Josh advises students who are interested in applying for scholarships, fellowships, and other awards. While he enthusiastically supports students on any award, Josh is particularly focused on helping students interested in National Science Foundations (NSF) awards, the Boren Scholarship and Fellowship, the Benjamin A. Gilman Scholarship, the Udall Undergraduate Scholarship, and the Critical Languages Scholarship. He is also a co-chair of the Pitt Veterans Affinity Group.
Josh was born in Jefferson City (Green County, PA) and raised in Pittsburgh. He joined the Marine Corps after high school and served for 5 years as an Arabic Cryptologic Linguist, including 2 tours in Iraq, and obtained the rank of sergeant. He then enrolled in the University of Pittsburgh, majored in Anthropology and Linguistics, and graduated with a Bachelors of Philosophy degree from the Honors College. Immediately after graduating, he went to the University of Chicago to pursue a PhD in the Near Eastern Languages and Civilizations Department.
Josh is married and has three boys. He was an assistant coach for the University of Chicago wrestling team and is a big fan of amateur wrestling, boxing, and mixed martial arts. He will enthusiastically debate you on who would win in any imaginary head-to-head match-up in these sports. If this is done while smoking cigars, all the better!

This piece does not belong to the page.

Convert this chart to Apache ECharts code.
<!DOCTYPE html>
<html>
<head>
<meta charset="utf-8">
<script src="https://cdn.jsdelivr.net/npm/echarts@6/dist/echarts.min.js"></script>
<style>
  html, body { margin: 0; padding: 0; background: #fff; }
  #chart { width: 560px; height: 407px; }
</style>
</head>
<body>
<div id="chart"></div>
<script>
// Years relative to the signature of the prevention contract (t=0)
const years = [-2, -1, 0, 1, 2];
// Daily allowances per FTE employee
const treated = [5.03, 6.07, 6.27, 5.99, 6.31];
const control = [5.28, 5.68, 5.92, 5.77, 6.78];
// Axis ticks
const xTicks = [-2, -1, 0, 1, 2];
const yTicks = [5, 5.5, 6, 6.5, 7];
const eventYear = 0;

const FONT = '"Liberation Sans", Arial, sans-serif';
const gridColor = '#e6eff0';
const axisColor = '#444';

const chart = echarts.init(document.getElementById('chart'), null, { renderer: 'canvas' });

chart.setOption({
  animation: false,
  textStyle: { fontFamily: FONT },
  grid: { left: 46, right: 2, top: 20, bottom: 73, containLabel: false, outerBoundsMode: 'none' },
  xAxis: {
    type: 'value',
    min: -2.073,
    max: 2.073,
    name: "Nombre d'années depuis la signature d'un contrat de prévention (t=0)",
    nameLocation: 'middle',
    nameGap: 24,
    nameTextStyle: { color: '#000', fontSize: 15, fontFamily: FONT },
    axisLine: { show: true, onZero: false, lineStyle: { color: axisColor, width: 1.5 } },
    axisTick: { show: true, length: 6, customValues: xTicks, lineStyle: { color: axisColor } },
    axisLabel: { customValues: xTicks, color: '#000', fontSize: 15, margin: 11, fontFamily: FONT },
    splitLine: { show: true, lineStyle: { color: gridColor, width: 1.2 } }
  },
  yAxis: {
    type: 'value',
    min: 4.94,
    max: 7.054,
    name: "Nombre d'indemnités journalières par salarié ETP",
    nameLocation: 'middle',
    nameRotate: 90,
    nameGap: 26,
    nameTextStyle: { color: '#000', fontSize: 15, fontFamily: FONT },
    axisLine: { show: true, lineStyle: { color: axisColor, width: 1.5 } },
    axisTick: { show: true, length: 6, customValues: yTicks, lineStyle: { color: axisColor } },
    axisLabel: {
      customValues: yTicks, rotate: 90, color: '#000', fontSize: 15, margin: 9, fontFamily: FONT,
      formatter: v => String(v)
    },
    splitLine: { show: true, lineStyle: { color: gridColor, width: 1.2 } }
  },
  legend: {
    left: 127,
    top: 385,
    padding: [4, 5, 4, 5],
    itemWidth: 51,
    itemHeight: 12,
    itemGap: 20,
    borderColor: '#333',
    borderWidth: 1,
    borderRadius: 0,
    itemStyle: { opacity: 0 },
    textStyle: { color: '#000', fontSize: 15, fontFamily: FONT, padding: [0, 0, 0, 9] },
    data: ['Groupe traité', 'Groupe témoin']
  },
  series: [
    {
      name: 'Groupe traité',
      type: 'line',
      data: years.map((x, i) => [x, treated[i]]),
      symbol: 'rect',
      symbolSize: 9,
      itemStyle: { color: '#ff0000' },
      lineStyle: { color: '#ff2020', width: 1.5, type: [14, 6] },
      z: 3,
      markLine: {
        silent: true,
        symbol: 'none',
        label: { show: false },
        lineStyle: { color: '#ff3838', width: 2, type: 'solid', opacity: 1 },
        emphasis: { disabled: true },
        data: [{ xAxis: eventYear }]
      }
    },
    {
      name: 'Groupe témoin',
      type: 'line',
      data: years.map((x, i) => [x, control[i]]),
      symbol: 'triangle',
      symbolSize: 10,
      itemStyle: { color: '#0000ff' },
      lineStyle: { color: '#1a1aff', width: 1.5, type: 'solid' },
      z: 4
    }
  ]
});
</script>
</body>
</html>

- PhD (Near Eastern Languages and Civilizations), University of Chicago
- MA (Near Eastern Languages and Civilizations), University of Chicago
- BPhil (Anthropology and Linguistics), University of Pittsburgh
- Diploma (Arabic), Defense Language Institute
Education & Training
2022 - (in press) “The Origin and Impetus behind the Hittite AN.TAḪ.ŠUM Festival” in Theo van den Hout and Petra Goedgeburre (eds) ‘Acts of the 31st, International Congress of Hittitology’, Oriental Institute, Chicago.
2019 - “When the Giant Falls: Endurance and Adaptation at Çadır Höyük in the Context of the Hittite Empire and Its Collapse”, Journal of Field Archaeology 44/1, 19-39 (w/Sharon Steadman, Jennifer Ross, Ben Arbuckle, and Sarah Adcock).

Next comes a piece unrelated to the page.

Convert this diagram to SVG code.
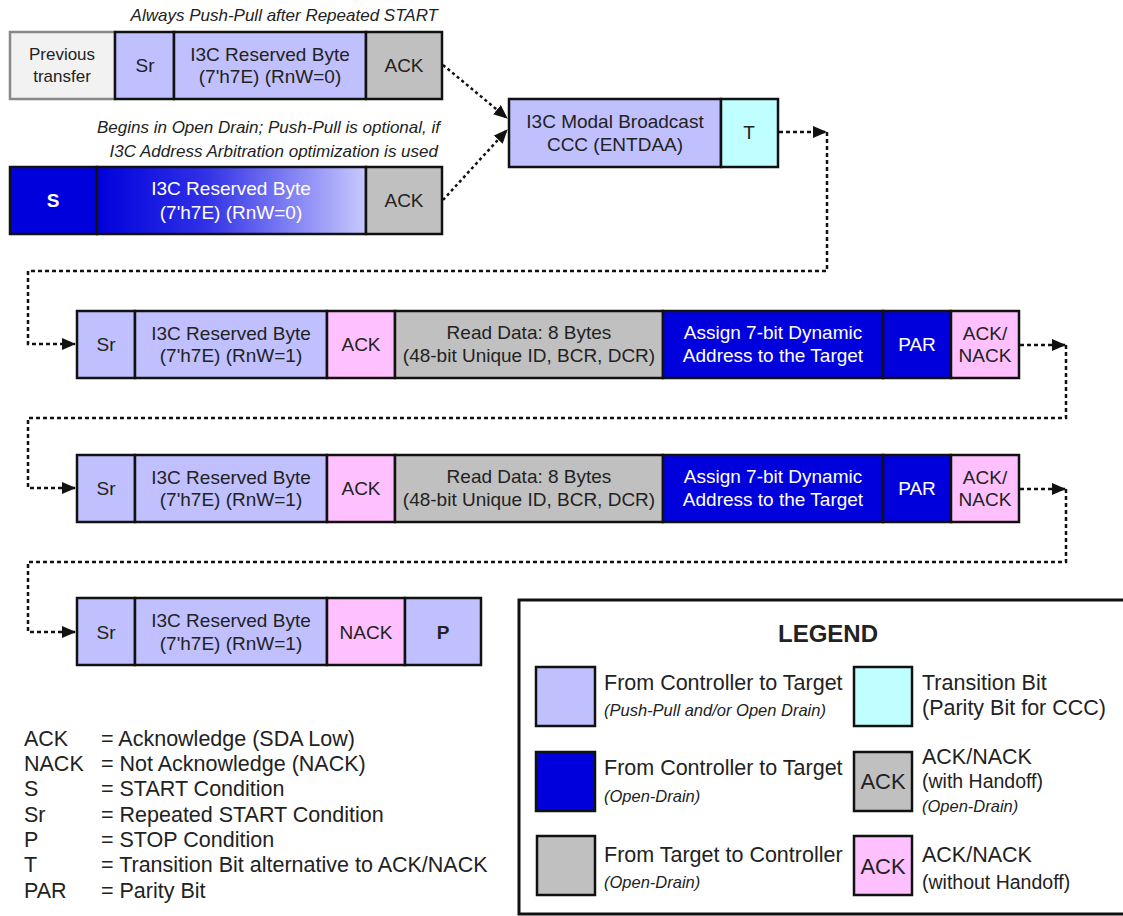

2017 - “Semi-automated Detection of Looting in Afghanistan Using Multispectral Imagery and Principal Component Analysis”, Antiquity 91, 1344-1355 (w/Tony Lauricella, Scott Branting, and Emily Hammer).

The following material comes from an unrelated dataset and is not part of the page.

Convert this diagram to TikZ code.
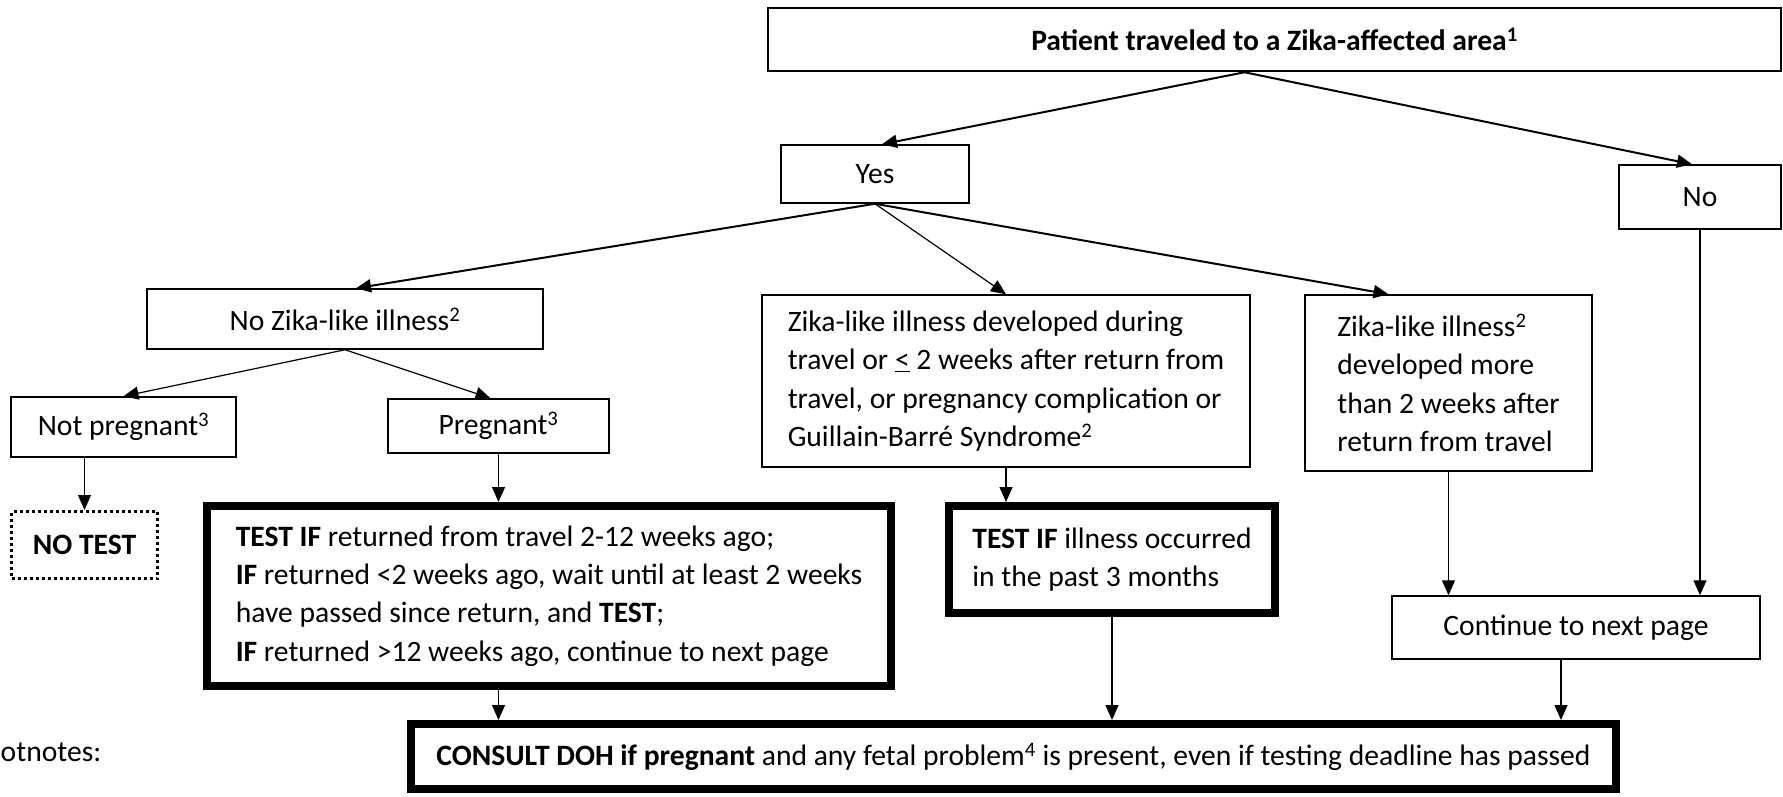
\documentclass[tikz,border=0pt]{standalone}
\usepackage{fontspec}
\setmainfont{Carlito}
\usepackage{tikz}
\usetikzlibrary{arrows.meta}

\begin{document}
\begin{tikzpicture}[
  x=1pt, y=-1pt,
  every node/.style={
    rectangle,
    draw,
    line width=1.5pt,
    align=center,
    inner sep=0pt,
    font=\fontsize{29.6}{38.4}\selectfont
  },
  decision/.style={line width=8pt},
  notestbox/.style={line width=3pt, dash pattern=on 3pt off 3pt},
  plainlabel/.style={draw=none},
  arr/.style={draw, line width=1.2pt, -{Triangle[length=15pt,width=13pt]}},
  thickarr/.style={arr, line width=2pt}
]
\useasboundingbox (0,0) rectangle (1783,796);

\node[minimum width=1013pt, minimum height=63pt, line width=2.5pt,
  font={\fontsize{29.6}{38.4}\selectfont\bfseries}] (top) at (1274.5,39.5)
  {Patient traveled to a Zika-affected area\textsuperscript{1}};
\node[minimum width=188pt, minimum height=58pt] (yes) at (875,174) {Yes};
\node[minimum width=162pt, minimum height=64pt] (no) at (1700,197) {No};
\node[minimum width=396pt, minimum height=60pt] (nozika) at (345,319)
  {No Zika-like illness\textsuperscript{2}};
\node[minimum width=488pt, minimum height=172pt, align=left] (during) at (1006,381)
  {Zika-like illness developed during\\
   travel or \underline{<} 2 weeks after return from\\
   travel, or pregnancy complication or\\
   Guillain-Barré Syndrome\textsuperscript{2}};
\node[minimum width=287pt, minimum height=176pt, align=left] (after) at (1448.5,383)
  {Zika-like illness\textsuperscript{2}\\
   developed more\\
   than 2 weeks after\\
   return from travel};
\node[minimum width=225pt, minimum height=60pt] (notpreg) at (123.5,427)
  {Not pregnant\textsuperscript{3}};
\node[minimum width=221pt, minimum height=54pt] (preg) at (498.5,426)
  {Pregnant\textsuperscript{3}};
\node[notestbox, minimum width=146pt, minimum height=67pt] (notest) at (84.5,545)
  {\textbf{NO TEST}};
\node[decision, minimum width=684pt, minimum height=180pt, align=left] (testpreg) at (549,596)
  {\textbf{TEST IF} returned from travel 2-12 weeks ago;\\
   \textbf{IF} returned <2 weeks ago, wait until at least 2 weeks\\
   have passed since return, and \textbf{TEST};\\
   \textbf{IF} returned >12 weeks ago, continue to next page};
\node[decision, minimum width=326pt, minimum height=107pt, align=left] (testill) at (1112,559.5)
  {\textbf{TEST IF} illness occurred\\
   in the past 3 months};
\node[minimum width=368pt, minimum height=63pt] (cont) at (1576,627.5)
  {Continue to next page};
\node[decision, minimum width=1205pt, minimum height=65pt] (consult) at (1013.5,756.5)
  {\textbf{CONSULT DOH if pregnant} and any fetal problem\textsuperscript{4} is present, even if testing deadline has passed};
\node[plainlabel, anchor=west] (footnotes) at (0,752) {otnotes:};

\draw[thickarr] ([xshift=-30pt]top.south) -- ([xshift=7pt]yes.north);
\draw[thickarr] ([xshift=-30pt]top.south) -- ([xshift=-8pt]no.north);
\draw[thickarr] (yes.south) -- ([xshift=11pt]nozika.north);
\draw[arr] (yes.south) -- (during.north);
\draw[thickarr] (yes.south) -- ([xshift=-60pt]after.north);
\draw[arr] (nozika.south) -- (notpreg.north);
\draw[arr] (nozika.south) -- ([xshift=-8pt]preg.north);
\draw[arr] (notpreg.south -| notest.north) -- (notest.north);
\draw[arr] (preg.south) -- (preg.south |- testpreg.north);
\draw[arr] (during.south) -- (during.south |- testill.north);
\draw[arr] (after.south) -- (after.south |- cont.north);
\draw[arr] (no.south) -- (no.south |- cont.north);
\draw[arr] (preg.south |- testpreg.south) -- (preg.south |- consult.north);
\draw[arr] (testill.south) -- (testill.south |- consult.north);
\draw[arr] ([xshift=-15pt]cont.south) -- ([xshift=-15pt]cont.south |- consult.north);
\end{tikzpicture}
\end{document}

Josh is an archaeologist and he has excavated in Chicago, Ithaca NY, Cyprus, and Turkey. His main research so far has been a study of the Hittites, a people who moved into Anatolia (modern Turkey) sometime before the beginning of the 2nd Millennium BC. For his dissertation, Josh explored the material culture of the Hittites and the indigenous people with whom they interacted when they settled in Central Anatolia. With a focus on pottery and the use of 3D scanning and Geographic Information Systems (GIS), Josh detailed how settlement patterns and social relations changed with the arrival of the Hittites and how these changes continued to develop throughout the 2nd Millennium BC.